What Changes Operationally
You cannot handle aluminum the same way you handle steel. Aluminum scratches easily. A fork mark that would be invisible on an HRC coil is a reject on aluminum sheet. Your warehouse team needs to use padded fork covers, dedicated storage areas free from carbon steel dust (carbon steel particles embedded in aluminum surfaces cause galvanic corrosion), and protective packaging for shipment.

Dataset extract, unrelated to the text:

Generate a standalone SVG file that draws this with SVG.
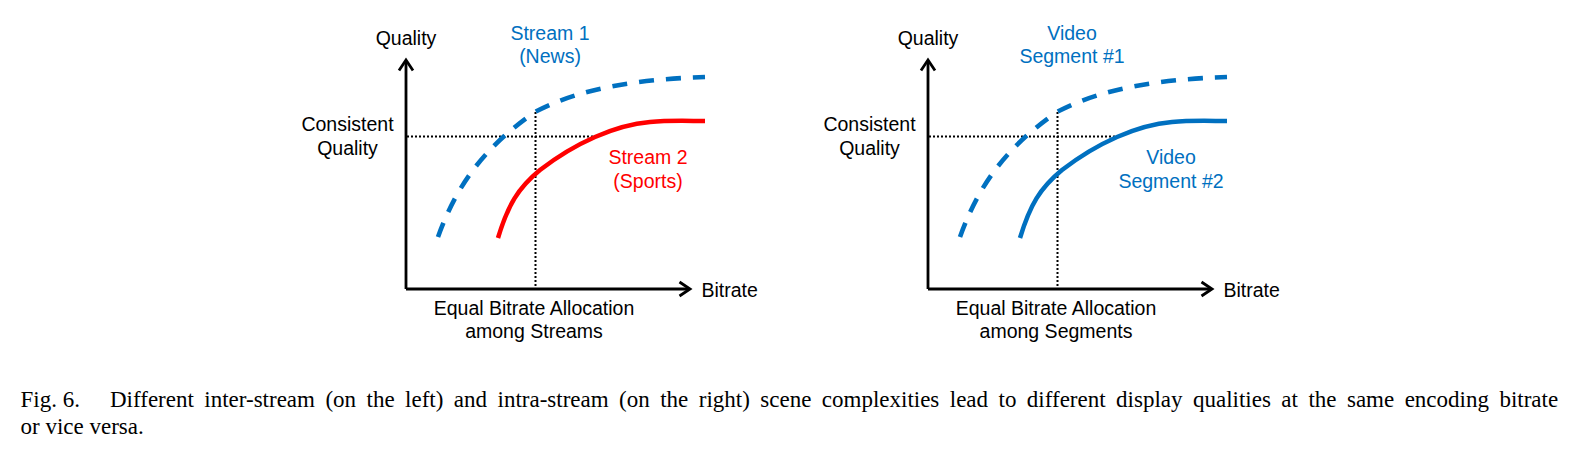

Processing equipment needs adjustment too. Slitting aluminum requires different knife clearances, lower tension, and often different separator materials than steel. Shearing aluminum requires sharper blades and adjusted ram speeds to avoid edge cracking, especially on harder tempers like T6. If you run aluminum on the same slitter or shear as carbon steel without proper changeover and cleaning, you will contaminate the aluminum with steel particles and create quality problems.
Inventory Complexity
Carbon steel inventory in a typical service center might span 50 to 100 SKUs across gauges, widths, and grades. Adding aluminum can double your SKU count because you need to stock multiple alloys (6061, 5052, 3003 as minimums), each in multiple tempers, thicknesses, and sheet sizes. A bare-bones aluminum inventory of the most common products ties up $300,000 to $500,000 in capital.

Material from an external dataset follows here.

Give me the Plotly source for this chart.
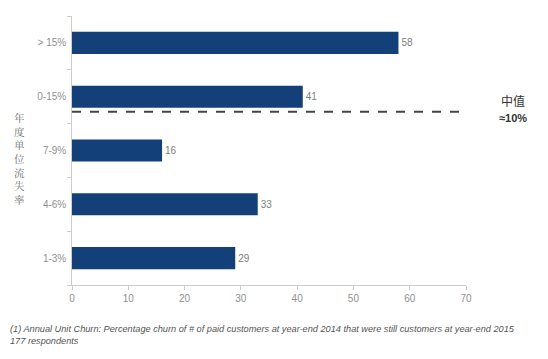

The risk of dead stock is higher with aluminum because the alloy-specific demand is harder to predict. You might stock 5052-H32 in 0.063-inch thickness because one customer uses it regularly. If that customer changes suppliers or changes their product design, that inventory sits until you find another buyer or sell it at a loss.
The Right Way to Start
Do not try to become a full-line aluminum distributor overnight. Start with the alloys and products your existing steel customers already buy from someone else. Ask your top 20 accounts: "Do you buy aluminum? What alloys, what forms, what quantities?" You will probably find that 30% to 40% of your steel customers also buy aluminum, and they would prefer to consolidate with one supplier if you could meet their aluminum needs.
Start with sheet and plate in the three most common alloys (6061, 5052, 3003). Stock the sizes and thicknesses your customers identified. Add extrusions and bar stock later as you build market knowledge and customer demand. Keep aluminum inventory lean for the first year and order from aluminum distributors who carry broader inventory (like Ryerson or Reliance subsidiaries) until your demand patterns stabilize enough to justify buying direct from mills.
The service centers that add aluminum successfully treat it as a separate business unit with its own inventory plan, handling procedures, and margin targets. The ones that fail treat it as "steel but lighter" and apply the same processes, the same margins, and the same casual handling. Aluminum rewards the operators who respect its differences.